# WHAT IS ASKED
Pictures excluded, return the lines below from the first through the line holding "const yTickVals = [-1.5,-1.0,-0.5,0,0.5,1.0,1.5];".

++++ DATA RECORDS ++++

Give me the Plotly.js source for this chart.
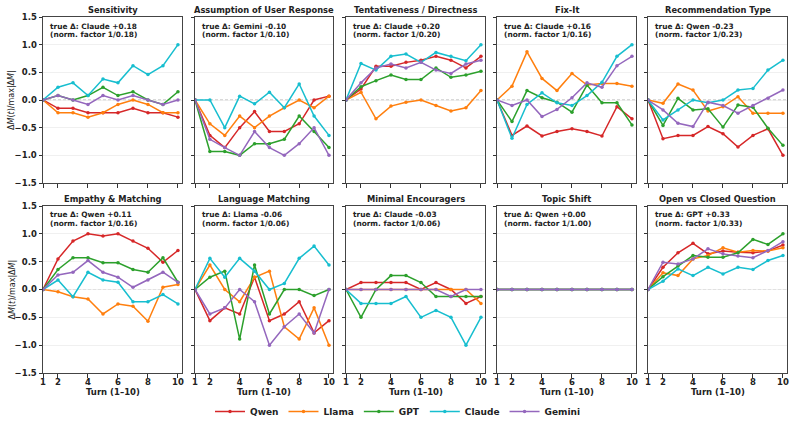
<!DOCTYPE html>
<html>
<head>
<meta charset="utf-8">
<script src="https://cdn.plot.ly/plotly-3.0.1.min.js"></script>
<style>html,body{margin:0;padding:0;background:#fff}#chart{width:795px;height:441px}</style>
</head>
<body>
<div id="chart"></div>
<script>
// ---------- data ----------
const turns = [1,2,3,4,5,6,7,8,9,10];
const models = ['Qwen','Llama','GPT','Claude','Gemini'];
const modelColors = ['#d62728','#ff7f0e','#2ca02c','#17becf','#9467bd'];

const panelTitles = ['Sensitivity','Assumption of User Response','Tentativeness / Directness','Fix-It','Recommendation Type',
  'Empathy & Matching','Language Matching','Minimal Encouragers','Topic Shift','Open vs Closed Question'];
const trueDeltaLabels = ['Claude +0.18','Gemini -0.10','Claude +0.20','Claude +0.16','Qwen -0.23',
  'Qwen +0.11','Llama -0.06','Claude -0.03','Qwen +0.00','GPT +0.33'];
const normFactors = ['0.18','0.10','0.20','0.16','0.23','0.16','0.06','0.06','1.00','0.33'];
const xTickVals = [1,2,4,6,8,10];
const yTickVals = [-1.5,-1.0,-0.5,0,0.5,1.0,1.5];

// each panel: [Qwen, Llama, GPT, Claude, Gemini]
const sensitivity = [
  [0,-0.15,-0.15,-0.23,-0.23,-0.23,-0.15,-0.23,-0.23,-0.31],
  [0,-0.23,-0.23,-0.31,-0.23,-0.08,0,-0.08,-0.23,-0.23],
  [0,0.08,0,0.08,0.23,0.08,0.15,0,-0.08,0.15],
  [0,0.23,0.31,0.08,0.38,0.31,0.62,0.46,0.62,1.0],
  [0,0.08,0,-0.08,0.08,0,0.08,0,-0.08,0]
];
const assumption = [
  [0,-0.64,-0.86,-0.5,-0.21,-0.57,-0.57,-0.43,0,0.07],
  [0,-0.43,-0.64,-0.29,-0.5,-0.29,-0.14,0,-0.14,0.07],
  [0,-0.93,-0.93,-1.0,-0.79,-0.79,-0.71,-0.29,-0.57,-0.86],
  [0,0,-0.5,0.07,-0.07,0.14,-0.14,0.29,-0.29,-0.64],
  [0,-0.71,-0.86,-1.0,-0.57,-0.86,-1.0,-0.79,-0.5,-1.0]
];
const tentativeness = [
  [0,0.2,0.61,0.61,0.68,0.72,0.79,0.72,0.58,0.79],
  [0,0.14,-0.34,-0.11,-0.04,0,-0.1,-0.2,-0.14,0.17],
  [0,0.24,0.35,0.45,0.37,0.37,0.58,0.41,0.45,0.52],
  [0,0.66,0.54,0.79,0.83,0.68,0.86,0.79,0.71,1.0],
  [0,0.31,0.58,0.65,0.58,0.68,0.54,0.48,0.65,0.72]
];
const fixIt = [
  [0,-0.64,-0.47,-0.65,-0.57,-0.52,-0.57,-0.65,-0.12,-0.34],
  [0,0.25,0.87,0.39,0.17,0.48,0.27,0.3,0.3,0.25],
  [0,-0.39,0.17,0.04,-0.04,-0.22,0.27,-0.05,-0.05,-0.45],
  [0,-0.69,-0.08,0.13,-0.05,-0.1,0.08,0.32,0.79,1.0],
  [0,-0.1,0,-0.3,-0.17,0.04,0.31,0.23,0.62,0.79]
];
const recommendation = [
  [0,-0.7,-0.64,-0.64,-0.48,-0.61,-0.85,-0.64,-0.52,-1.0],
  [0,-0.06,0.29,0.18,-0.2,-0.12,0.06,-0.24,-0.24,-0.24],
  [0,-0.46,0.03,-0.18,-0.16,-0.49,-0.09,-0.13,-0.51,-0.82],
  [0,-0.36,-0.18,0,-0.05,0,0.18,0.21,0.54,0.72],
  [0,-0.18,-0.42,-0.48,-0.04,-0.1,-0.24,-0.1,0.03,0.18]
];
const empathy = [
  [0,0.55,0.87,1.0,0.96,1.0,0.87,0.74,0.49,0.7],
  [0,-0.04,-0.13,-0.17,-0.44,-0.26,-0.3,-0.57,0.04,0.09],
  [0,0.36,0.57,0.57,0.48,0.48,0.36,0.31,0.57,0.13],
  [0,0.17,-0.13,0.31,0.17,0.13,-0.22,-0.22,-0.09,-0.26],
  [0,0.26,0.31,0.52,0.31,0.22,0.04,0.17,0.31,0.13]
];
const language = [
  [0,-0.56,-0.33,-0.44,0.22,-0.56,-0.44,-0.22,-0.78,-0.56],
  [0,0.44,0,-0.22,0.22,0.33,-0.67,-0.89,-0.33,-1.0],
  [0,0.22,0.33,-0.89,0.44,-0.44,0,0,-0.11,0],
  [0,0.56,0.22,0.56,0.33,0,0.11,0.56,0.78,0.44],
  [0,-0.44,-0.33,0,-0.22,-1.0,-0.67,-0.44,-0.78,0]
];
const minimalEncouragers = [
  [0,0.125,0.125,0.125,0.125,0,0.125,0,-0.25,-0.125],
  [0,0,0,0,0,0,0,0,0,-0.25],
  [0,-0.5,0,0.25,0.25,0.125,-0.125,-0.125,-0.125,-0.125],
  [0,-0.25,-0.25,-0.25,-0.125,-0.5,-0.375,-0.5,-1.0,-0.5],
  [0,0,0,0,0,0,0,-0.125,0,0]
];
const topicShift = [
  [0,0,0,0,0,0,0,0,0,0],
  [0,0,0,0,0,0,0,0,0,0],
  [0,0,0,0,0,0,0,0,0,0],
  [0,0,0,0,0,0,0,0,0,0],
  [0,0,0,0,0,0,0,0,0,0]
];
const openClosed = [
  [0,0.4,0.66,0.83,0.64,0.69,0.67,0.66,0.69,0.8],
  [0,0.3,0.25,0.55,0.61,0.75,0.67,0.7,0.69,0.75],
  [0,0.23,0.42,0.61,0.58,0.58,0.66,0.9,0.81,1.0],
  [0,0.15,0.37,0.25,0.4,0.28,0.4,0.36,0.52,0.61],
  [0,0.49,0.46,0.55,0.73,0.64,0.6,0.57,0.7,0.86]
];
const panels = [sensitivity, assumption, tentativeness, fixIt, recommendation,
  empathy, language, minimalEncouragers, topicShift, openClosed];

// ---------- layout helpers ----------
const W = 795, H = 441;
const colL = [43,195,346,497,648], colR = [182,333,485,636,787];
const rowT = [17,206], rowB = [183,373];
const px = x => x / W, py = y => 1 - y / H;
const FAM = 'DejaVu Sans, Arial, sans-serif';
const ink = '#222';

const traces = [], annotations = [], shapes = [];
const layout = {
  width: W, height: H, margin: {l:0,r:0,t:0,b:0},
  paper_bgcolor: '#fff', plot_bgcolor: '#fff',
  font: {family: FAM, color: ink},
  showlegend: true,
  legend: {orientation: 'h', x: 0.5, xanchor: 'center', y: py(411.5), yanchor: 'middle',
    font: {family: FAM, size: 9, weight: 'bold', color: ink}, bgcolor: 'rgba(0,0,0,0)'},
  annotations: annotations, shapes: shapes
};

panels.forEach((panel, i) => {
  const row = Math.floor(i / 5), col = i % 5;
  const n = i + 1, sfx = n === 1 ? '' : String(n);
  layout['xaxis' + sfx] = {
    domain: [px(colL[col]), px(colR[col])], anchor: 'y' + sfx,
    range: [1, 10.27], tickvals: xTickVals, ticks: 'outside', ticklen: 3.5, tickwidth: 1, tickcolor: '#333',
    showline: true, mirror: true, linecolor: '#444', linewidth: 1,
    showgrid: false, zeroline: false, showticklabels: row === 1, ticklabelstandoff: -3,
    tickfont: {family: FAM, size: 8.5, weight: 'bold', color: ink}, fixedrange: true
  };
  layout['yaxis' + sfx] = {
    domain: [py(rowB[row]), py(rowT[row])], anchor: 'x' + sfx,
    range: [-1.5, 1.5], tickvals: yTickVals, tickformat: '.1f', ticks: 'outside', ticklen: 3.5, tickwidth: 1, tickcolor: '#333',
    showline: true, mirror: true, linecolor: '#444', linewidth: 1,
    showgrid: true, gridcolor: '#ececec', gridwidth: 0.8, zeroline: false, showticklabels: col === 0,
    tickfont: {family: FAM, size: 8.5, weight: 'bold', color: ink}, fixedrange: true
  };
  // zero reference line
  shapes.push({type: 'line', xref: 'x' + sfx + ' domain', x0: 0, x1: 1, yref: 'y' + sfx, y0: 0, y1: 0,
    line: {color: '#a0a0a0', width: 0.8, dash: '3px,2px'}, layer: 'below'});

  panel.forEach((vals, m) => {
    traces.push({
      type: 'scatter', mode: 'lines+markers', x: turns, y: vals, name: models[m],
      xaxis: 'x' + sfx, yaxis: 'y' + sfx, showlegend: i === 0, legendgroup: models[m],
      line: {color: modelColors[m], width: 1.5}, marker: {color: modelColors[m], size: 3.5},
      cliponaxis: true
    });
  });

  const cx = (colL[col] + colR[col]) / 2;
  annotations.push({xref: 'paper', yref: 'paper', x: px(cx), y: py(rowT[row] - 7), xanchor: 'center', yanchor: 'middle',
    text: panelTitles[i].replace('&', '&amp;'), showarrow: false, font: {family: FAM, size: 8.3, weight: 'bold', color: ink}});
  annotations.push({xref: 'paper', yref: 'paper', x: px(colL[col] + 4.5), y: py(rowT[row] + 9), xanchor: 'left', yanchor: 'middle',
    text: 'true Δ: ' + trueDeltaLabels[i], showarrow: false, font: {family: FAM, size: 7.4, weight: 'bold', color: ink}});
  annotations.push({xref: 'paper', yref: 'paper', x: px(colL[col] + 4.5), y: py(rowT[row] + 17.3), xanchor: 'left', yanchor: 'middle',
    text: '(norm. factor 1/' + normFactors[i] + ')', showarrow: false, font: {family: FAM, size: 7.4, weight: 'bold', color: ink}});
  if (row === 1) {
    annotations.push({xref: 'paper', yref: 'paper', x: px(cx), y: py(392), xanchor: 'center', yanchor: 'middle',
      text: 'Turn (1–10)', showarrow: false, font: {family: FAM, size: 8.5, weight: 'bold', color: ink}});
  }
  if (col === 0) {
    annotations.push({xref: 'paper', yref: 'paper', x: px(12), y: py((rowT[row] + rowB[row]) / 2), xanchor: 'center', yanchor: 'middle',
      textangle: -90, text: 'Δ<i>M</i>(<i>t</i>)/max|Δ<i>M</i>|', showarrow: false, font: {family: FAM, size: 8, color: ink}});
  }
});

Plotly.newPlot('chart', traces, layout, {displayModeBar: false, staticPlot: true});
</script>
</body>
</html>
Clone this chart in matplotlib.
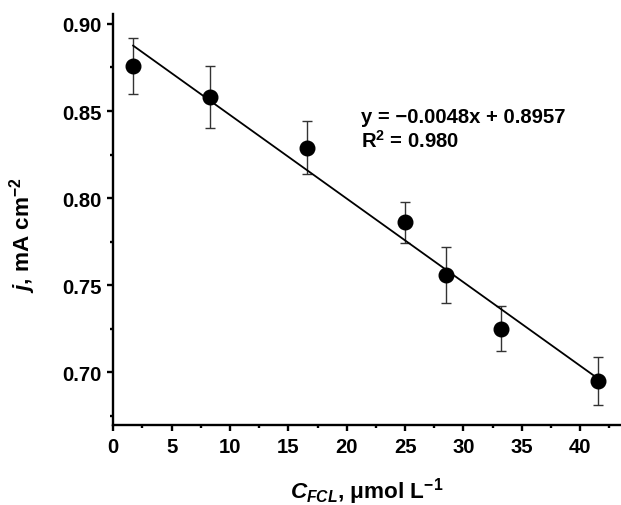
import numpy as np
import matplotlib.pyplot as plt
from matplotlib.ticker import MultipleLocator

plt.rcParams['font.family'] = 'Liberation Sans'
plt.rcParams['font.weight'] = 'bold'
plt.rcParams['mathtext.fontset'] = 'custom'
plt.rcParams['mathtext.rm'] = 'Liberation Sans:bold'
plt.rcParams['mathtext.it'] = 'Liberation Sans:bold:italic'
plt.rcParams['mathtext.bf'] = 'Liberation Sans:bold'

# data
conc = [1.7, 8.3, 16.6, 25.0, 28.5, 33.2, 41.5]
j = [0.876, 0.858, 0.829, 0.786, 0.756, 0.725, 0.695]
j_err = [0.016, 0.018, 0.015, 0.012, 0.016, 0.013, 0.014]
slope, intercept = -0.0048, 0.8957

fig = plt.figure(figsize=(6.21, 5.06), dpi=100)
ax = fig.add_axes([113.3/621, 1-426/506, 1-113.3/621, (426-15)/506])

ax.errorbar(conc, j, yerr=j_err, fmt='none', ecolor='#333333', elinewidth=1.0,
            capsize=3.5, capthick=1.0, zorder=2)
ax.plot(conc, j, 'o', color='black', markersize=10.5, zorder=3)
xf = np.array([conc[0], conc[-1]])
ax.plot(xf, slope*xf + intercept, '-', color='black', lw=1.3, zorder=2)

ax.text(21.2, 0.847, 'y = \u22120.0048x + 0.8957', fontsize=14.6, fontweight='bold', va='center')
ax.text(21.2, 0.8335, r'R$^2$ = 0.980', fontsize=14.6, fontweight='bold', va='center')

ax.set_xlim(0, 43.5)
ax.set_ylim(0.6697, 0.9057)
ax.xaxis.set_major_locator(MultipleLocator(5))
ax.xaxis.set_minor_locator(MultipleLocator(2.5))
ax.yaxis.set_major_locator(MultipleLocator(0.05))
ax.yaxis.set_minor_locator(MultipleLocator(0.025))
ax.set_yticks([0.70, 0.75, 0.80, 0.85, 0.90])
ax.set_yticklabels(['0.70', '0.75', '0.80', '0.85', '0.90'])

for s in ['top', 'right']:
    ax.spines[s].set_visible(False)
for s in ['left', 'bottom']:
    ax.spines[s].set_linewidth(1.7)
ax.tick_params(which='major', direction='out', length=4.5, width=1.7, labelsize=14.6, pad=4)
ax.tick_params(which='minor', direction='out', length=2.5, width=1.7)

ax.set_xlabel(r'$C_{FCL}$, μmol L$^{-1}$', fontsize=16.2, fontweight='bold', labelpad=14)
ax.set_ylabel(r'$j$, mA cm$^{-2}$', fontsize=16.2, fontweight='bold')
ax.yaxis.set_label_coords(-0.148, 0.465)

fig.savefig('out.png', dpi=100)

++++

# EXERCISE ANSWER
Give me the Plotly.js source for this chart.
<!DOCTYPE html>
<html>
<head>
<meta charset="utf-8">
<script src="https://cdn.plot.ly/plotly-3.0.1.min.js"></script>
<style>html,body{margin:0;padding:0;background:#fff}#chart{width:795px;height:441px}</style>
</head>
<body>
<div id="chart"></div>
<script>
// ---------- data ----------
const turns = [1,2,3,4,5,6,7,8,9,10];
const models = ['Qwen','Llama','GPT','Claude','Gemini'];
const modelColors = ['#d62728','#ff7f0e','#2ca02c','#17becf','#9467bd'];

const panelTitles = ['Sensitivity','Assumption of User Response','Tentativeness / Directness','Fix-It','Recommendation Type',
  'Empathy & Matching','Language Matching','Minimal Encouragers','Topic Shift','Open vs Closed Question'];
const trueDeltaLabels = ['Claude +0.18','Gemini -0.10','Claude +0.20','Claude +0.16','Qwen -0.23',
  'Qwen +0.11','Llama -0.06','Claude -0.03','Qwen +0.00','GPT +0.33'];
const normFactors = ['0.18','0.10','0.20','0.16','0.23','0.16','0.06','0.06','1.00','0.33'];
const xTickVals = [1,2,4,6,8,10];
const yTickVals = [-1.5,-1.0,-0.5,0,0.5,1.0,1.5];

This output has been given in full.